The 2007 –08 period of severe market stress exposed weaknesses in the framework for capitalising risks from trading activities. In 2009, the Committee introduced a set of revisions to the Basel II market risk framework to address the most pressing deficiencies. A fundamental review of the trading book was also initiated to tackle a number of structural flaws in the framework that were not addressed by those revisions.
The purpose of the revised market risk framework is to ensure that the standardised and internal model approaches to market risk deliver credible capital outcomes and promote consistent implementation of the standards across jurisdictions. The final standard incorporates changes that have been made following two consultative documents published in October 2013 and December 2014 and several quantitative impact studies.
Key features of the revised framework
The key features of the revised framework include:
• A revised boundary between the trading book and banking book. A better defined boundary will serve to reduce incentives to arbitrage between the regulatory banking and trading books, while still respecting banks’ risk management practices.
• A revised internal models approach for market risk. . The new approach introduces a more rigorous model approval process that lets supervisors remove internal modelling approval for individual trading desks. It also allows a more consistent identification and capitalisation of material risk factors across banks, and sets constraints on the capital-reducing effects of hedging and diversification.
• A revised standardised approach for market risk . The standardised approach has been overhauled to make it sufficiently risk-sensitive to serve as a credible fallback as well as a floor to the internal models approach, while still providing an appropriate standard for banks that do not require a sophisticated treatment for market risk.
• A shift from value -at-risk to an expected shortfall measure of risk under stress. Use of expected shortfall will help to ensure prudent capture of “tail risk” and so maintain capital adequacy during periods of significant market stress.
• Incorporation of the risk of market illiquidity . Varying liquidity horizons are incorporated into the revised standardised and internal model approaches to mitigate the risk of a sudden and severe impairment of market liquidity across asset markets.
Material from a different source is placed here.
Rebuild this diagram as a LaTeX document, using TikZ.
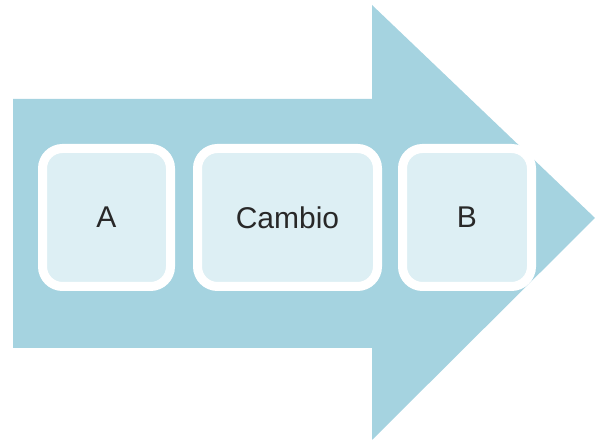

These replace the static 10-day horizon assumed under VaR for all traded instruments in the current framework.
The Committee has conducted impact analysis using data provided by banks and assuming the revised market risk framework was fully in force as of end – June 2015. The revised framework produces market risk risk-weighted assets (RWAs) that account for less than 10% of total RWAs, compared to approximately 6% under the current framework. Compared with the current market risk framework, the revised market risk standard would result in a median (weighted mean) increase of approximately 22% (40%) in total market risk capital requirements. These impact estimates take account of the calibration refinements endorsed by the Committee in December 2015.
The revised market risk framework comes into effect on 1 January 2019. Over the implementation period, the Committee will continue to monitor the capital impact of the revised standard in order to ensure consistency in the overall calibration of the Basel capital framework.